Less than two months after the effective date of a new law barring employers’ use of credit checks, another new law restricting the pre-employment process takes effect in New York City today, October 27, 2015 (the Fair Chance Act or the Act). As we previously reported here, the Act prohibits employers from inquiring about a job applicant’s pending arrest or criminal conviction record before a conditional offer of employment is extended. The term “inquiry,” as defined in the Fair Chance Act, includes questions posed to the job applicant him/herself, as well as pre-offer searches of public records and certain consumer reports.
In addition, for employers that intend to take an adverse employment action based on a criminal inquiry made after a conditional offer is extended, the Fair Chance Act prescribes a rigorous notice procedure:
- First, the employer must provide a copy of the relevant inquiry to the job applicant (in a manner to be determined by the city’s fair employment practices agency, the NYC Commission on Human Rights (NYCCHR)).
- Next, the employer must perform the analysis set forth in Article 23-A of the State Correction Law to determine whether the applicant’s criminal past warrants disqualification from employment. The employer must then provide a copy of its analysis to the applicant. Late last week, the NYCCHR published a template form, known as the Fair Chance Notice, for use in such circumstances.
- Finally, following an applicant’s receipt of these disclosures, the employer must afford the applicant at least three business days to respond. During this period, the employer must hold the position open for the applicant.
Failure to adhere to these stringent protocols may be deemed a violation of the Fair Chance Act.
Like NYC’s recent credit check legislation, the Fair Chance Act contains several exemptions. The Act does not, for instance, apply to:
- Applicants for employment as a police or peace officer.
- Applicants for certain positions within the department of citywide administrative services.
- Actions that an employer takes pursuant to a state, local, or “federal” law that (i) requires the employer to conduct criminal background checks, or (ii) bars employment based on criminal history. A “federal” law, for purposes of the Fair Chance Act, includes rules or regulations promulgated by a self-regulatory organization under section 3(a)(26) of the Securities Exchange Act of 1934.

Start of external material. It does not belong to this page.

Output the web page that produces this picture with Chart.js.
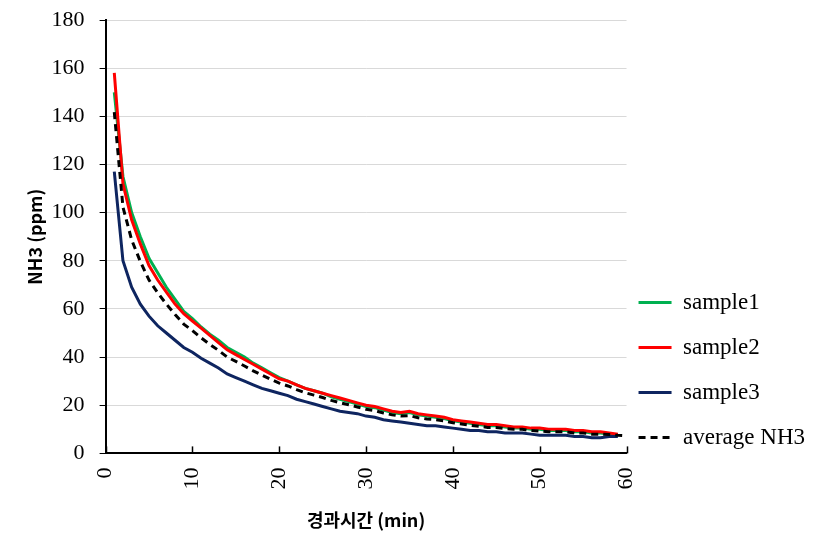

These exemptions, however, are expected to be narrowly construed by the NYCCHR.
New Job Posting Restrictions
The Fair Chance Act does more than just ban the proverbial box. For instance, it also outlaws job postings that “express, directly or indirectly, any limitation, or specification in employment based on a person’s arrest or criminal conviction.”
This provision may have the most resounding impact on NYC employers, especially those that already include language on job postings about candidates with criminal histories. For such employers, an immediate review of all job postings, both electronic and in print, is in order.
Coupled with the recent ban on pre-employment credit checks, the Fair Chance Act will likely require many employers to overhaul their hiring processes. Consequently, all NYC employers, especially those with a multistate presence, should scrutinize and consider revising, as appropriate, each step in their pre-employment processes.